Das ist es, was Christian Frosch in "Weiße Lilien" tut. Er rückt eine Frau namens Hannah Schreiber (grandios: Brigitte Hobmeier) ins Bild, aber sie einfach so "schizophren" zu nennen, vereinfacht die Sache gewaltig. Weil es eine Psychologisierung wäre, also eine Rückführung unerklärlicher oder zum mindesten unerklärter Geschehnisse auf ein derangiertes Innenleben. In Wahrheit geht es jedoch um ein derangiertes, bei lebendiger Narration seziertes Außenleben: das dieses Films nämlich, der Bild an Bild rückt, ohne dass das eine Bild schon wüsste, was im nächsten geschieht. Die Tücke - und die Spannung und die Finesse - liegt zu großen Teilen in der Montage (meisterlich: Michael Palm), denn zwischen Schuss und Gegenschuss kann alles passieren.

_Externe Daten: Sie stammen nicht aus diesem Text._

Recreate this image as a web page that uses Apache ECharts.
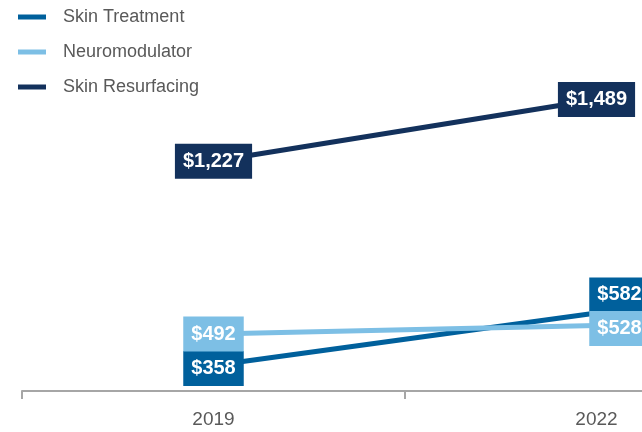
<!DOCTYPE html>
<html>
<head>
<meta charset="utf-8">
<script src="https://cdn.jsdelivr.net/npm/echarts@6/dist/echarts.min.js"></script>
<style>
  html, body { margin: 0; padding: 0; background: #fff; }
  #chart { width: 642px; height: 432px; }
</style>
</head>
<body>
<div id="chart"></div>
<script>
// data
var years = ['2019', '2022']
var seriesNames = ['Skin Treatment', 'Neuromodulator', 'Skin Resurfacing']
var skinTreatment = [358, 582]
var neuromodulator = [492, 528]
var skinResurfacing = [1227, 1489]

var colors = ['#00609c', '#7dbfe5', '#13315c']
// label nudges so boxes don't sit on each other
var labelOffsets = [
  [[0, 3], [23, -18]],
  [[0, 0], [23, 3]],
  [[0, 0], [0, 0]]
]

var fontFam = 'Arial, "Liberation Sans", sans-serif'

function buildSeries(idx, values) {
  return {
    name: seriesNames[idx],
    type: 'line',
    data: values.map(function (v, i) {
      return { value: v, label: { offset: labelOffsets[idx][i] } }
    }),
    symbol: 'circle',
    symbolSize: 1,
    showSymbol: true,
    lineStyle: { width: 5, color: colors[idx] },
    itemStyle: { color: colors[idx] },
    label: {
      show: true,
      position: 'inside',
      formatter: function (p) {
        return '$' + p.value.toLocaleString('en-US')
      },
      color: '#fff',
      fontFamily: fontFam,
      fontWeight: 'bold',
      fontSize: 20,
      lineHeight: 21,
      backgroundColor: colors[idx],
      padding: [7, 8, 7, 8]
    },
    animation: false
  }
}

var chart = echarts.init(document.getElementById('chart'))
chart.setOption({
  color: colors,
  legend: {
    orient: 'vertical',
    left: 13,
    top: 3,
    icon: 'rect',
    itemWidth: 28,
    itemHeight: 5,
    itemGap: 17,
    data: seriesNames,
    textStyle: {
      fontFamily: fontFam,
      fontSize: 18,
      color: '#595959',
      padding: [0, 0, 0, 12]
    }
  },
  grid: {
    left: 22,
    width: 766,
    top: 97,
    bottom: 41,
    containLabel: false,
    outerBoundsMode: 'none'
  },
  xAxis: {
    type: 'category',
    data: years,
    boundaryGap: true,
    axisLine: { lineStyle: { color: '#a6a6a6', width: 2 } },
    axisTick: { show: true, length: 8, lineStyle: { color: '#a6a6a6', width: 2 } },
    axisLabel: {
      fontFamily: fontFam,
      fontSize: 19,
      color: '#595959',
      margin: 19
    }
  },
  yAxis: {
    type: 'value',
    show: false,
    min: 250,
    max: 1500
  },
  series: [
    buildSeries(0, skinTreatment),
    buildSeries(1, neuromodulator),
    buildSeries(2, skinResurfacing)
  ]
})
</script>
</body>
</html>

Zu behaupten, der Film scheitere in seiner Bemühung, ein Thriller zu sein, das ist, als werfe man einem Lyriker vor, das sei aber keine Prosa, die er da schreibt. Die Elemente eines Thrillers sind in "Weiße Lilien" völlig wiedererkennbar vorhanden und mit denen, ebenfalls wiedererkennbar, einer Science-Fiction-Dystopie verschnitten. Nur geht der Film weder im einen noch im anderen noch in der bloßen Kombination von beidem auf. Am ehesten ist er eine Art Essay (aber ein spannender, ein dystopischer Essay) über genau das: das Nicht-Aufgehen selbst.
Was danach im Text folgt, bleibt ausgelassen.